On Fano manifolds with Nef tangent bundles admitting 1-dimensional varieties of minimal rational tangents

Let $X$ be a Fano manifold of Picard number 1 with numerically effective tangent bundle. According to the principal case of a conjecture of Campana-Peternell's, $X$ should be biholomorphic to a rational homogeneous manifold $G/P$, where $G$ is a simple Lie group, and $P \subset G$ is a maximal parabolic subgroup.

In our opinion there is no overriding evidence for the Campana-Peternell Conjecture for the case of Picard number 1 to be valid in its full generality. As part of a general programme that the author has undertaken with Jun-Muk Hwang to study uniruled projective manifolds via their varieties of minimal rational tangents, a new geometric approach is adopted in the current article in a special case, consisting of (a) recovering the generic variety of minimal rational tangents $\mathcal{C}_x$, and (b) recovering the structure of a rational homogeneous manifold from $\mathcal{C}_x$. The author proves that, when $b_4(X) = 1$ and the generic variety of minimal rational tangents is 1-dimensional, $X$ is biholomorphic to the projective plane $\mathbb{P} ^2$, the 3-dimensional hyperquadric $Q^3$, or the 5-dimensional Fano homogeneous contact manifold of type $G_2$, to be denoted by $K(G_2)$.

The principal difficulty is part (a) of the scheme.

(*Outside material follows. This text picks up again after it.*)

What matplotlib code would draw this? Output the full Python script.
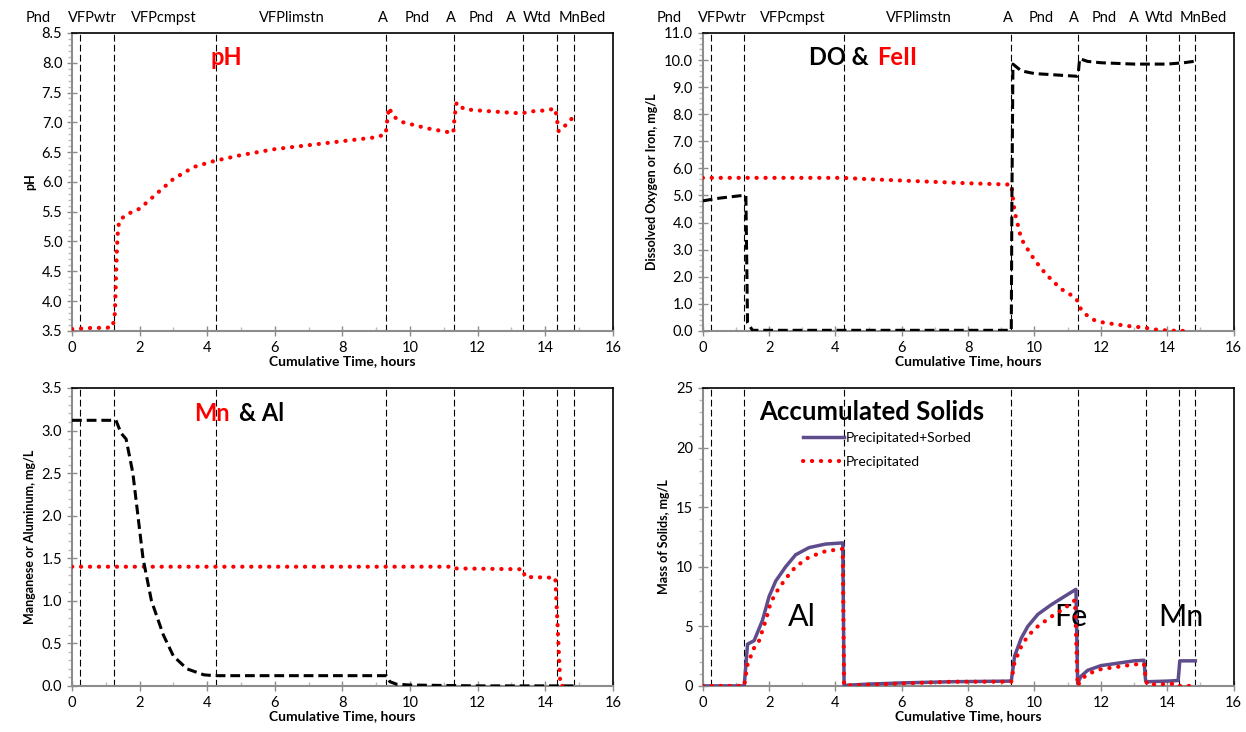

We prove that $\mathcal{C}_x \subset \mathbb{P} T_x(X)$ is a rational curve of degrees $\leq 3$, and show that $d = 1$ resp. 2 resp. 3 corresponds precisely to the cases of $X = \mathbb{P} ^2$ resp. $Q^3$ resp. $K(G_2)$. Let $\mathcal{K}$ be the normalization of a choice of a Chow component of minimal rational curves on $X$. Nefness of the tangent bundle implies that $\mathcal{K}$ is smooth. Furthermore, it implies that at any point $x \in X$, the normalization $\mathcal{K}_x$of the corresponding Chow space of minimal rational curves marked at $x$is smooth. After proving that $\mathcal{K}_x$ is a rational curve, our principal object of study is the universal family $\mathcal{U}$ of $\mathcal{K}$, giving a double fibration $\rho: \mathcal{U} \to \mathcal{K}, \mu: \mathcal{U} \to X$, which gives $\mathbb{P} ^1$-bundles. There is a rank-2 holomorphic vector bundle $V$ on $\mathcal{K}$ whose projectivization is isomorphic to $\rho: \mathcal{U} \to \mathcal{K}$. We prove that $V$ is stable, and deduce the inequality $d \leq 4$ from the inequality $c_1^2(V) \leq 4c_2(V)$ resulting from stability and the existence theorem on Hermitian-Einstein metrics. The case of $d = 4$ is ruled out by studying the structure of the curvature tensor of the Hermitian-Einstein metric on $V$ in the special case where $c_1^2(V) = 4c_2(V)$.